§ **GIVEN MATERIAL**
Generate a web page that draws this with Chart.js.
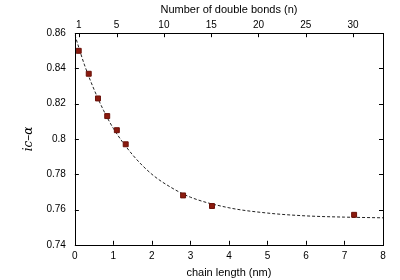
<!DOCTYPE html>
<html>
<head>
<meta charset="utf-8">
<script src="https://cdn.jsdelivr.net/npm/chart.js@4"></script>
<style>
html,body{margin:0;padding:0;background:#fff;}
#wrap{width:400px;height:280px;position:relative;}
</style>
</head>
<body>
<div id="wrap"><canvas id="c" width="400" height="280"></canvas></div>
<script>
// measured points
const chainLength = [0.10, 0.36, 0.60, 0.84, 1.09, 1.32, 2.81, 3.56, 7.25];
const icAlpha     = [0.850, 0.837, 0.823, 0.813, 0.805, 0.797, 0.768, 0.762, 0.757];
// dashed fit curve
const fitLength = [0, 0.25, 0.5, 0.75, 1, 1.5, 2, 2.5, 3, 4, 5, 6, 7, 8];
const fitValue  = [0.859, 0.842, 0.828, 0.816, 0.806, 0.791, 0.780, 0.7725, 0.767, 0.761, 0.758, 0.7564, 0.7557, 0.7553];
// tick labels
const bottomTicks = [0, 1, 2, 3, 4, 5, 6, 7, 8];
const leftTicks = [0.74, 0.76, 0.78, 0.80, 0.82, 0.84, 0.86];
const topTicks = [1, 5, 10, 15, 20, 25, 30];

const tickFont = {family: "'Liberation Sans', Arial, sans-serif", size: 10};
const titleFont = {family: "'Liberation Sans', Arial, sans-serif", size: 11};

const frameTicks = {
  id: 'frameTicks',
  afterDatasetsDraw(chart) {
    const {ctx, chartArea: a, scales} = chart;
    ctx.save();
    ctx.strokeStyle = '#000';
    ctx.lineWidth = 1;
    ctx.strokeRect(Math.round(a.left)+0.5, Math.round(a.top)+0.5, Math.round(a.right-a.left), Math.round(a.bottom-a.top));
    const L = 4;
    ctx.beginPath();
    scales.x.ticks.forEach(t => {
      const px = Math.round(scales.x.getPixelForValue(t.value)) + 0.5;
      ctx.moveTo(px, a.bottom); ctx.lineTo(px, a.bottom - L);
    });
    scales.x2.ticks.forEach(t => {
      const px = Math.round(scales.x2.getPixelForValue(t.value)) + 0.5;
      ctx.moveTo(px, a.top); ctx.lineTo(px, a.top + L);
    });
    scales.y.ticks.forEach(t => {
      const py = Math.round(scales.y.getPixelForValue(t.value)) + 0.5;
      ctx.moveTo(a.left, py); ctx.lineTo(a.left + L, py);
      ctx.moveTo(a.right, py); ctx.lineTo(a.right - L, py);
    });
    ctx.stroke();
    ctx.restore();
  }
};

new Chart(document.getElementById('c'), {
  type: 'scatter',
  data: {
    datasets: [
      {
        type: 'line',
        data: fitLength.map((x, i) => ({x, y: fitValue[i]})),
        borderColor: '#222',
        borderWidth: 1,
        borderDash: [3, 2],
        pointRadius: 0,
        cubicInterpolationMode: 'monotone',
        fill: false,
        order: 2
      },
      {
        data: chainLength.map((x, i) => ({x, y: icAlpha[i]})),
        pointStyle: 'rect',
        pointRadius: 3.5,
        backgroundColor: '#8b1a0e',
        borderColor: '#6a120a',
        borderWidth: 1,
        order: 1
      }
    ]
  },
  options: {
    responsive: false,
    animation: false,
    layout: {padding: {left: 22, right: 17, top: 3, bottom: 0}},
    plugins: {legend: {display: false}, tooltip: {enabled: false}},
    scales: {
      x: {
        type: 'linear', position: 'bottom', min: 0, max: 8,
        afterBuildTicks: s => { s.ticks = bottomTicks.map(v => ({value: v})); },
        grid: {display: false, drawTicks: false},
        border: {display: false},
        ticks: {font: tickFont, color: '#000', padding: 5, maxRotation: 0},
        title: {display: true, text: 'chain length (nm)', font: titleFont, color: '#000', padding: {top: 0, bottom: 0}}
      },
      x2: {
        type: 'linear', position: 'top', min: 0.58, max: 33.17,
        afterBuildTicks: s => { s.ticks = topTicks.map(v => ({value: v})); },
        grid: {display: false, drawTicks: false},
        border: {display: false},
        ticks: {font: tickFont, color: '#000', padding: 2, maxRotation: 0},
        title: {display: true, text: 'Number of double bonds (n)', font: titleFont, color: '#000', padding: {top: 0, bottom: 1}}
      },
      y: {
        type: 'linear', min: 0.74, max: 0.86,
        afterBuildTicks: s => { s.ticks = leftTicks.map(v => ({value: v})); },
        grid: {display: false, drawTicks: false},
        border: {display: false},
        ticks: {font: tickFont, color: '#000', padding: 9, callback: v => String(+v.toFixed(2))},
        title: {display: true, text: 'ic–α', font: {family: "'DejaVu Serif', serif", size: 12, style: 'italic'}, color: '#000', padding: {top: 0, bottom: 1}}
      }
    }
  },
  plugins: [frameTicks]
});
</script>
</body>
</html>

§ **THE TASK**
Images in the data above are to be skipped. Retype all other material exactly.

§ **RESULT**
Generate a web page that draws this with Chart.js.
<!DOCTYPE html>
<html>
<head>
<meta charset="utf-8">
<script src="https://cdn.jsdelivr.net/npm/chart.js@4"></script>
<style>
html,body{margin:0;padding:0;background:#fff;}
#wrap{width:400px;height:280px;position:relative;}
</style>
</head>
<body>
<div id="wrap"><canvas id="c" width="400" height="280"></canvas></div>
<script>
// measured points
const chainLength = [0.10, 0.36, 0.60, 0.84, 1.09, 1.32, 2.81, 3.56, 7.25];
const icAlpha     = [0.850, 0.837, 0.823, 0.813, 0.805, 0.797, 0.768, 0.762, 0.757];
// dashed fit curve
const fitLength = [0, 0.25, 0.5, 0.75, 1, 1.5, 2, 2.5, 3, 4, 5, 6, 7, 8];
const fitValue  = [0.859, 0.842, 0.828, 0.816, 0.806, 0.791, 0.780, 0.7725, 0.767, 0.761, 0.758, 0.7564, 0.7557, 0.7553];
// tick labels
const bottomTicks = [0, 1, 2, 3, 4, 5, 6, 7, 8];
const leftTicks = [0.74, 0.76, 0.78, 0.80, 0.82, 0.84, 0.86];
const topTicks = [1, 5, 10, 15, 20, 25, 30];

const tickFont = {family: "'Liberation Sans', Arial, sans-serif", size: 10};
const titleFont = {family: "'Liberation Sans', Arial, sans-serif", size: 11};

const frameTicks = {
  id: 'frameTicks',
  afterDatasetsDraw(chart) {
    const {ctx, chartArea: a, scales} = chart;
    ctx.save();
    ctx.strokeStyle = '#000';
    ctx.lineWidth = 1;
    ctx.strokeRect(Math.round(a.left)+0.5, Math.round(a.top)+0.5, Math.round(a.right-a.left), Math.round(a.bottom-a.top));
    const L = 4;
    ctx.beginPath();
    scales.x.ticks.forEach(t => {
      const px = Math.round(scales.x.getPixelForValue(t.value)) + 0.5;
      ctx.moveTo(px, a.bottom); ctx.lineTo(px, a.bottom - L);
    });
    scales.x2.ticks.forEach(t => {
      const px = Math.round(scales.x2.getPixelForValue(t.value)) + 0.5;
      ctx.moveTo(px, a.top); ctx.lineTo(px, a.top + L);
    });
    scales.y.ticks.forEach(t => {
      const py = Math.round(scales.y.getPixelForValue(t.value)) + 0.5;
      ctx.moveTo(a.left, py); ctx.lineTo(a.left + L, py);
      ctx.moveTo(a.right, py); ctx.lineTo(a.right - L, py);
    });
    ctx.stroke();
    ctx.restore();
  }
};

new Chart(document.getElementById('c'), {
  type: 'scatter',
  data: {
    datasets: [
      {
        type: 'line',
        data: fitLength.map((x, i) => ({x, y: fitValue[i]})),
        borderColor: '#222',
        borderWidth: 1,
        borderDash: [3, 2],
        pointRadius: 0,
        cubicInterpolationMode: 'monotone',
        fill: false,
        order: 2
      },
      {
        data: chainLength.map((x, i) => ({x, y: icAlpha[i]})),
        pointStyle: 'rect',
        pointRadius: 3.5,
        backgroundColor: '#8b1a0e',
        borderColor: '#6a120a',
        borderWidth: 1,
        order: 1
      }
    ]
  },
  options: {
    responsive: false,
    animation: false,
    layout: {padding: {left: 22, right: 17, top: 3, bottom: 0}},
    plugins: {legend: {display: false}, tooltip: {enabled: false}},
    scales: {
      x: {
        type: 'linear', position: 'bottom', min: 0, max: 8,
        afterBuildTicks: s => { s.ticks = bottomTicks.map(v => ({value: v})); },
        grid: {display: false, drawTicks: false},
        border: {display: false},
        ticks: {font: tickFont, color: '#000', padding: 5, maxRotation: 0},
        title: {display: true, text: 'chain length (nm)', font: titleFont, color: '#000', padding: {top: 0, bottom: 0}}
      },
      x2: {
        type: 'linear', position: 'top', min: 0.58, max: 33.17,
        afterBuildTicks: s => { s.ticks = topTicks.map(v => ({value: v})); },
        grid: {display: false, drawTicks: false},
        border: {display: false},
        ticks: {font: tickFont, color: '#000', padding: 2, maxRotation: 0},
        title: {display: true, text: 'Number of double bonds (n)', font: titleFont, color: '#000', padding: {top: 0, bottom: 1}}
      },
      y: {
        type: 'linear', min: 0.74, max: 0.86,
        afterBuildTicks: s => { s.ticks = leftTicks.map(v => ({value: v})); },
        grid: {display: false, drawTicks: false},
        border: {display: false},
        ticks: {font: tickFont, color: '#000', padding: 9, callback: v => String(+v.toFixed(2))},
        title: {display: true, text: 'ic–α', font: {family: "'DejaVu Serif', serif", size: 12, style: 'italic'}, color: '#000', padding: {top: 0, bottom: 1}}
      }
    }
  },
  plugins: [frameTicks]
});
</script>
</body>
</html>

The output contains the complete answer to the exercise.